A volte diciamo: «Noi siamo qui perché siamo bravi...», oppure: «Questo monastero, questa comunità, questa parrocchia, questa vita va avanti perché ci sono io...» e anche «Se non ci fossi io... chissà cosa succederebbe». Ebbene, ogni volta bisogna tornare alle fonti con un culto autentico, liberato da una superstizione, il culto del memoriale. Fare memoria: è l’essenzialità del culto. É il culto autentico delle grandi feste ebraiche.
Ciò che colpisce delle feste è che inizialmente potevano essere celebrate in qualsiasi luogo, ma una volta giunti nella terra di Canaan, si andava a Gerusalemme in pellegrinaggio. C’era così il cammino, per rivivere, almeno simbolicamente il cammino dei Padri.
E qui si pone necessaria una conclusione.
Un monastero di Benedettine adoratrici oggi, come può fare memoriale autentico della Madre fondatrice? Della giovane Catherine de Bar o della «matura» Madre Mectilde?

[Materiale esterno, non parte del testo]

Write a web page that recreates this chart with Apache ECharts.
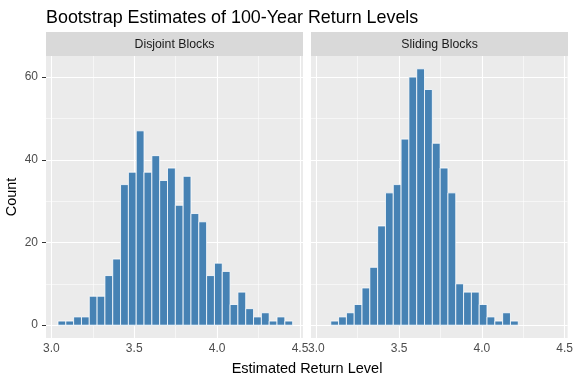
<!DOCTYPE html>
<html>
<head>
<meta charset="utf-8">
<script src="https://cdn.jsdelivr.net/npm/echarts@6/dist/echarts.min.js"></script>
<style>
html,body{margin:0;padding:0;background:#fff;}
#chart{width:576px;height:384px;}
</style>
</head>
<body>
<div id="chart"></div>
<script>
// ---- data ----
const titleText = 'Bootstrap Estimates of 100-Year Return Levels';
const panelNames = ['Disjoint Blocks', 'Sliding Blocks'];
const xTitle = 'Estimated Return Level';
const yTitle = 'Count';
const binOrigin = 3.0403;   // left edge of first histogram bin
const binWidth = 0.04718;   // shared bin width
const disjointFirstBin = 0;
const disjointCounts = [1,1,2,2,7,7,12,16,34,37,47,37,41,35,38,29,36,27,25,12,15,13,5,8,4,2,3,1,2,1];
const slidingFirstBin = 1;
const slidingCounts = [1,2,3,5,9,14,24,32,34,45,60,62,57,44,38,32,10,8,8,5,2,1,3,1];
const xTicks = [3.0, 3.5, 4.0, 4.5];
const xMinorTicks = [3.25, 3.75, 4.25];
const yTicks = [0, 20, 40, 60];
const yMinorTicks = [10, 30, 50];

// ---- build ----
function binData(firstBin, counts) {
  return counts.map((c, i) => {
    const s = binOrigin + (firstBin + i) * binWidth;
    return [s, s + binWidth, c];
  });
}
const FONT = '"Liberation Sans", Arial, sans-serif';
const panelLeft = [46, 311];
const panelWidth = 257;
const gridTop = 56;
const gridBottom = 46;

function gridLines() {
  const major = {color: '#FFFFFF', width: 1.1, type: 'solid', opacity: 1};
  const minor = {color: '#FFFFFF', width: 0.55, type: 'solid', opacity: 1};
  const d = [];
  yMinorTicks.forEach(v => d.push({yAxis: v, lineStyle: minor}));
  xMinorTicks.forEach(v => d.push({xAxis: v, lineStyle: minor}));
  yTicks.forEach(v => d.push({yAxis: v, lineStyle: major}));
  xTicks.forEach(v => d.push({xAxis: v, lineStyle: major}));
  return {
    silent: true, symbol: ['none', 'none'], label: {show: false},
    animation: false, z: 1, emphasis: {disabled: true}, data: d
  };
}

function renderBar(params, api) {
  const x0 = api.value(0), x1 = api.value(1), y = api.value(2);
  const p0 = api.coord([x0, y]);
  const p1 = api.coord([x1, 0]);
  return {
    type: 'rect',
    shape: {x: p0[0], y: p0[1], width: p1[0] - p0[0], height: p1[1] - p0[1]},
    style: {fill: '#4682B4', stroke: '#FFFFFF', lineWidth: 0.8}
  };
}

const grids = panelLeft.map(l => ({
  left: l, width: panelWidth, top: gridTop, bottom: gridBottom,
  show: true, backgroundColor: '#EBEBEB', borderWidth: 0, containLabel: false
}));

const xAxes = [0, 1].map(i => ({
  type: 'value', gridIndex: i, min: 2.968, max: 4.518,
  axisLine: {show: false},
  splitLine: {show: false},
  axisTick: {show: true, length: 4, customValues: xTicks, lineStyle: {color: '#333333', width: 1}},
  axisLabel: {show: true, customValues: xTicks, margin: 5, color: '#4D4D4D', fontSize: 12, fontFamily: FONT,
    formatter: v => v.toFixed(1)}
}));

const yAxes = [0, 1].map(i => ({
  type: 'value', gridIndex: i, min: -3.1, max: 65.1,
  axisLine: {show: false},
  splitLine: {show: false},
  axisTick: {show: i === 0, length: 4, customValues: yTicks, lineStyle: {color: '#333333', width: 1}},
  axisLabel: {show: i === 0, customValues: yTicks, margin: 8, color: '#4D4D4D', fontSize: 12, fontFamily: FONT},
  name: i === 0 ? yTitle : '',
  nameLocation: 'middle', nameGap: 27, nameRotate: 90,
  nameTextStyle: {color: '#000000', fontSize: 14.5, fontFamily: FONT}
}));

const series = [
  {type: 'custom', xAxisIndex: 0, yAxisIndex: 0, z: 2, renderItem: renderBar,
   data: binData(disjointFirstBin, disjointCounts), encode: {x: [0, 1], y: 2}, markLine: gridLines(), animation: false},
  {type: 'custom', xAxisIndex: 1, yAxisIndex: 1, z: 2, renderItem: renderBar,
   data: binData(slidingFirstBin, slidingCounts), encode: {x: [0, 1], y: 2}, markLine: gridLines(), animation: false}
];

const graphics = [];
panelLeft.forEach((l, i) => {
  graphics.push({type: 'rect', left: l, top: 32, shape: {width: panelWidth, height: 24}, style: {fill: '#D9D9D9'}, silent: true});
  graphics.push({type: 'text', x: l + panelWidth / 2, y: 44.5,
    style: {text: panelNames[i], fill: '#1A1A1A', font: '12.3px ' + FONT, textAlign: 'center', textVerticalAlign: 'middle'}});
});
graphics.push({type: 'text', x: (panelLeft[0] + panelLeft[1] + panelWidth) / 2, y: 369,
  style: {text: xTitle, fill: '#000000', font: '14.5px ' + FONT, textAlign: 'center', textVerticalAlign: 'middle'}});

const chart = echarts.init(document.getElementById('chart'), null, {renderer: 'canvas'});
chart.setOption({
  animation: false,
  backgroundColor: '#FFFFFF',
  title: {text: titleText, left: 41, top: 4,
    textStyle: {color: '#000000', fontSize: 17.9, fontWeight: 'normal', fontFamily: FONT}},
  grid: grids,
  xAxis: xAxes,
  yAxis: yAxes,
  series: series,
  graphic: graphics
});
</script>
</body>
</html>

Della religiosa sballottata da una parte all’altra della Lorena o della «priora» ormai stabilita?
Della suora incerta sul futuro della vita religiosa o della Madre che scrive le Costituzioni del suo Istituto?
Ogni monastero deve, a questo punto, mettersi in pellegrinaggio. Un pellegrinaggio che sia ritorno alle fonti e insieme saggezza di cammino.
Ritorno alle fonti senza tornare indietro: è impensabile ricreare oggi le condizioni del 1600, però nello stesso tempo tutta la ricchezza di quel 1600 deve essere vissuta oggi. Non tutto può essere vissuto come ai tempi di Madre Mectilde, ma tutto deve essere vissuto nello spirito di Madre Mectilde. Quindi nasce l’impegno a riprendere in mano i testi di Madre Mectilde per farne una saggia lettura. Nulla deve essere perduto, ma non tutto deve essere eseguito in quel modo. Non tutto ciò che è stato detto e fatto deve essere necessariamente rivissuto. Però tutto deve essere vissuto con l’indicazione che tutto ciò che accade è un «segno dei tempi», che in qualche modo rivela una piccola parte del progetto che Dio ha per noi.
Non è sempre facile vedere distintamente il disegno di Dio sul cammino del popolo, ma abbiamo sperimentato – e Madre Mectilde ce lo insegna – che Dio è sempre con noi e con noi è la sua protezione potente.
L’augurio è proprio quello di vivere un centenario che sia insieme riscoperta e cammino. Riscoperta di ciò che è stato e cammino verso ciò che è nuovo: l’autenticità del memoriale.
* Sacerdote della Diocesi di Milano. Conferenza tenuta alla comunità monastica di Gallarate nell'aprile 1997, in occasione dell'apertura delle celebrazioni per il terzo centenario della morte di madre Mectilde de Bar. Ringraziamo di cuore l'autore per aver gentilmente rivisto il testo.